> [WHAT YOU WILL DO] Nothing but the lines from the line with "Reproduce this chart" to the line with "from matplotlib.ticker import", both included, is to be repeated, and those exactly. Leave out the pictures.

> [DATA FOR PROCESSING]
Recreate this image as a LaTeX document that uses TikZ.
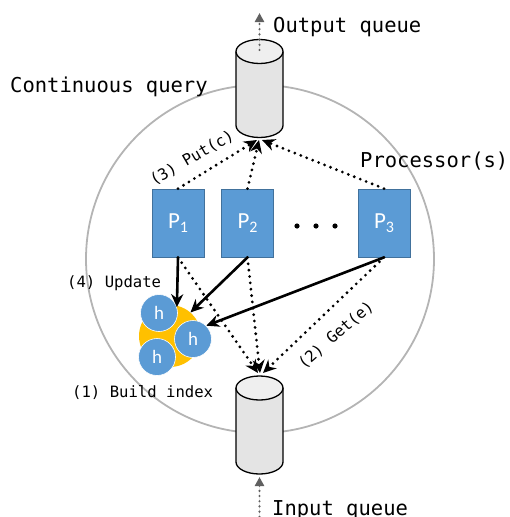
\documentclass[tikz,border=0pt]{standalone}
\usepackage{fontspec}
\setmonofont{DejaVu Sans Mono}
\newfontfamily\boxfont{Carlito}
\usetikzlibrary{arrows.meta}
\definecolor{procblue}{HTML}{5B9BD5}
\definecolor{procedge}{HTML}{41719C}
\definecolor{idxorange}{HTML}{FFC000}
\definecolor{ringgray}{HTML}{B4B4B4}
\definecolor{queuefill}{HTML}{E4E4E4}
\definecolor{queuetop}{HTML}{EFEFEF}
\definecolor{feedgray}{HTML}{606060}

\begin{document}
\begin{tikzpicture}[x=1pt,y=-1pt,
  proc/.style={draw=procedge, line width=0.8pt, fill=procblue, minimum width=52pt,
    minimum height=68pt, inner sep=0pt, text=white, font=\boxfont\fontsize{23}{23}\selectfont},
  hnode/.style={circle, fill=procblue, draw=white, line width=0.6pt, minimum size=37pt,
    inner sep=0pt, text=white, font=\boxfont\fontsize{19}{19}\selectfont},
  bigtext/.style={font=\ttfamily\fontsize{20.5}{24}\selectfont, inner sep=0pt},
  smalltext/.style={font=\ttfamily\fontsize{15.6}{18}\selectfont, inner sep=0pt},
  solidarrow/.style={-{Stealth[length=13pt,width=12pt]}, line width=2.6pt},
  dotarrow/.style={-{Stealth[length=13pt,width=12pt]}, line width=3.1pt, line cap=round,
    dash pattern=on 0pt off 6.4pt},
  feedarrow/.style={-{Triangle[length=9pt,width=9pt]}, draw=feedgray, fill=feedgray,
    line width=2.4pt, line cap=round, dash pattern=on 0pt off 5.2pt},
  queue/.pic={
    \fill[queuefill] (-23.5,0) rectangle (23.5,74);
    \fill[queuefill] (0,74) ellipse[x radius=23.5, y radius=12];
    \draw[line width=1.3pt] (-23.5,0) -- (-23.5,74)
      arc[start angle=180, end angle=0, x radius=23.5, y radius=12] -- (23.5,0);
    \draw[line width=1.3pt, fill=queuetop] (0,0) ellipse[x radius=23.5, y radius=12];
  },
]
\useasboundingbox (0,0) rectangle (509,517);

% the continuous query ring
\draw[ringgray, line width=1.8pt] (260,259) circle[radius=174];

% output and input queues
\pic at (259.5,51.5) {queue};
\pic at (259.5,388) {queue};
\coordinate (outbase) at (259,140);
\coordinate (outfrom) at (259.5,50);
\coordinate (outtip) at (259.5,13);
\coordinate (intop) at (260,373);
\coordinate (infrom) at (259.5,522);
\coordinate (intip) at (259.5,477);
\draw[feedarrow] (outfrom) -- (outtip);
\draw[feedarrow] (infrom) -- (intip);

% processors
\node[proc] (P1) at (178,223) {P\raisebox{-4pt}{\fontsize{16}{16}\selectfont 1}};
\node[proc] (P2) at (247.5,223) {P\raisebox{-4pt}{\fontsize{16}{16}\selectfont 2}};
\node[proc] (P3) at (384,223) {P\raisebox{-4pt}{\fontsize{16}{16}\selectfont 3}};
\foreach \dx in {297,316,335} \fill (\dx,226) circle[radius=2.6];

% index
\node[circle, fill=idxorange, minimum size=62pt, inner sep=0pt] (idx) at (170,336) {};
\node[hnode] (h1) at (159,313) {h};
\node[hnode] (h2) at (193,339) {h};
\node[hnode] (h3) at (157,357) {h};

% put results
\draw[dotarrow] (P1.north) -- ([xshift=-2pt]outbase);
\draw[dotarrow] (P2.north) -- (outbase);
\draw[dotarrow] (P3.north) -- ([xshift=3pt]outbase);

% get events
\draw[dotarrow] (P1.south) -- ([xshift=-2pt]intop);
\draw[dotarrow] (P2.south) -- (intop);
\draw[dotarrow] (P3.south) -- ([xshift=3pt]intop);

% index updates
\draw[solidarrow] (P1.south) -- (h1.18);
\draw[solidarrow] (P2.south) -- (idx.49);
\draw[solidarrow] (P3.south) -- (h2.45);

% labels
\node[bigtext, anchor=base west] (cq) at (10,92) {Continuous query};
\node[bigtext, anchor=base west] (outlabel) at (273,32) {Output queue};
\node[bigtext, anchor=base west] (proclabel) at (360,167) {Processor(s)};
\node[bigtext, anchor=base west] (inlabel) at (272,515) {Input queue};
\node[smalltext, anchor=base west] (upd) at (67,287) {(4) Update};
\node[smalltext, anchor=base west] (bld) at (72,397) {(1) Build index};
\node[smalltext, rotate=30] (put) at (192,158) {(3) Put(c)};
\node[smalltext, rotate=41] (get) at (336,335) {(2) Get(e)};
\end{tikzpicture}
\end{document}
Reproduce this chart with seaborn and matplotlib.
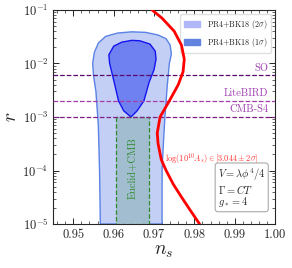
import numpy as np
import pandas as pd
import matplotlib
matplotlib.use("Agg")
import matplotlib.pyplot as plt
import seaborn as sns
from matplotlib.patches import Patch
from matplotlib.ticker import MultipleLocator, LogLocator, NullFormatter

# 2 sigma contour (PR4+BK18), boundary points (ns, r)
ns_2s = [0.9567, 0.9565, 0.9562, 0.9556, 0.9550, 0.9548, 0.9552, 0.9562, 0.9580,
         0.9610, 0.9645, 0.9680, 0.9710, 0.9730, 0.9740, 0.9743, 0.9738, 0.9733,
         0.9730, 0.9727, 0.9723, 0.9720, 0.9720]
r_2s = [1e-5, 1e-4, 7e-4, 3e-3, 6e-3, 1e-2, 1.6e-2, 2.4e-2, 3.2e-2,
        3.7e-2, 3.9e-2, 3.8e-2, 3.4e-2, 2.9e-2, 2.2e-2, 1.5e-2, 1e-2, 4e-3,
        2e-3, 1e-3, 3e-4, 1e-4, 1e-5]

# 1 sigma contour
ns_1s = [0.9643, 0.9625, 0.9612, 0.9600, 0.9590, 0.9588, 0.9600, 0.9620, 0.9645,
         0.9665, 0.9690, 0.9703, 0.9705, 0.9700, 0.9688, 0.9675, 0.9658]
r_1s = [1.0e-3, 1.3e-3, 2.0e-3, 4.9e-3, 1.0e-2, 1.45e-2, 2.1e-2, 2.5e-2, 2.7e-2,
        2.65e-2, 2.3e-2, 1.7e-2, 1.2e-2, 7.6e-3, 4.5e-3, 2.0e-3, 1.3e-3]

# model prediction (red curve)
ns_model = [0.9695, 0.9720, 0.9750, 0.9768, 0.9775, 0.9772, 0.9760, 0.9738, 0.9715,
            0.9708, 0.9710, 0.9718, 0.9730, 0.9748, 0.9768, 0.9790, 0.9813]
r_model = [1e-1, 7e-2, 4e-2, 2.2e-2, 1.2e-2, 7e-3, 4e-3, 2e-3, 1e-3,
           5e-4, 3.2e-4, 1.6e-4, 1e-4, 5.5e-5, 3.2e-5, 1.8e-5, 1e-5]

# future experiments
exp_names = ["SO", "LiteBIRD", "CMB-S4"]
exp_r = [6e-3, 2e-3, 1e-3]
exp_colors = ["#5a0a6e", "#a23ca8", "#7e1f86"]

# Euclid+CMB forecast band
euclid_ns = [0.9607, 0.9687]
euclid_r = [1e-5, 1e-3]

xticks = [0.95, 0.96, 0.97, 0.98, 0.99, 1.00]

sns.set_style("ticks")
plt.rcParams['font.family'] = ['cmr10']
plt.rcParams['mathtext.fontset'] = 'cm'
plt.rcParams['axes.formatter.use_mathtext'] = True
plt.rcParams['axes.unicode_minus'] = False

fig = plt.figure(figsize=(2.92, 2.68), dpi=100)
ax = fig.add_axes([0.182, 0.164, 0.760, 0.799])

ax.fill(ns_2s, r_2s, facecolor='#c4cff5', edgecolor='#5b82e6', linewidth=1.0, zorder=1)
ax.fill(ns_1s, r_1s, facecolor='#6f80f0', edgecolor='#1414f0', linewidth=1.0, zorder=2)

ax.fill_between(euclid_ns, euclid_r[0], euclid_r[1], facecolor='#a3bdd0',
                edgecolor='#2e8b2e', linestyle='--', linewidth=0.9, zorder=3)
ax.text(np.mean(euclid_ns), 1.1e-4, 'Euclid+CMB', rotation=90, color='#2e8b2e',
        fontsize=7.5, ha='center', va='center', zorder=4)

for name, rv, c in zip(exp_names, exp_r, exp_colors):
    ax.axhline(rv, color=c, linestyle='--', linewidth=0.9, zorder=4)
    ax.text(0.9983, rv * 1.12, name, color='#a040b0', fontsize=7.5,
            ha='right', va='bottom', zorder=5)

df_model = pd.DataFrame({'ns': ns_model, 'r': r_model})
sns.lineplot(data=df_model, x='ns', y='r', sort=False, estimator=None, color='#ff0000',
             linewidth=2.0, ax=ax, zorder=6)
ax.text(0.9726, 1.6e-4, r'$\log(10^{10}A_s)\in[3.044\pm2\sigma]$', color='#ff3030',
        fontsize=6.0, ha='left', va='center', zorder=7)

ax.text(0.9858, 1.9e-5, '$V=\\lambda\\phi^4/4$\n$\\Gamma=CT$\n$g_*=4$', fontsize=7.5,
        ha='left', va='bottom', linespacing=0.95, zorder=7,
        bbox=dict(boxstyle='round,pad=0.25', facecolor='white', edgecolor='#aaaaaa', linewidth=0.8))

handles = [Patch(facecolor='#b0b6f8', edgecolor='#b0b6f8', label=r'PR4+BK18 ($2\sigma$)'),
           Patch(facecolor='#6282e0', edgecolor='#6282e0', label=r'PR4+BK18 ($1\sigma$)')]
ax.legend(handles=handles, loc='upper right', fontsize=5.8, frameon=True, framealpha=0.9,
          edgecolor='#dddddd', handlelength=2.0, borderpad=0.5, labelspacing=0.6)

ax.set_yscale('log')
ax.set_xlim(0.945, 1.0)
ax.set_ylim(1e-5, 1e-1)
ax.set_xticks(xticks)
ax.set_xticklabels([f'{v:.2f}' for v in xticks])
ax.xaxis.set_minor_locator(MultipleLocator(0.002))
ax.yaxis.set_major_locator(LogLocator(base=10, numticks=10))
ax.yaxis.set_minor_locator(LogLocator(base=10, subs=np.arange(2, 10), numticks=10))
ax.yaxis.set_minor_formatter(NullFormatter())
ax.tick_params(which='both', direction='in', top=True, right=True, labelsize=9)
ax.tick_params(which='major', length=4, width=0.7)
ax.tick_params(which='minor', length=2, width=0.5)
for s in ax.spines.values():
    s.set_linewidth(0.8)
ax.set_xlabel(r'$n_s$', fontsize=14, labelpad=1)
ax.set_ylabel(r'$r$', fontsize=14, labelpad=2)

fig.savefig('out.png', dpi=100)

> [SOLUTION TO THIS EXERCISE]
Reproduce this chart with seaborn and matplotlib.
import numpy as np
import pandas as pd
import matplotlib
matplotlib.use("Agg")
import matplotlib.pyplot as plt
import seaborn as sns
from matplotlib.patches import Patch
from matplotlib.ticker import MultipleLocator, LogLocator, NullFormatter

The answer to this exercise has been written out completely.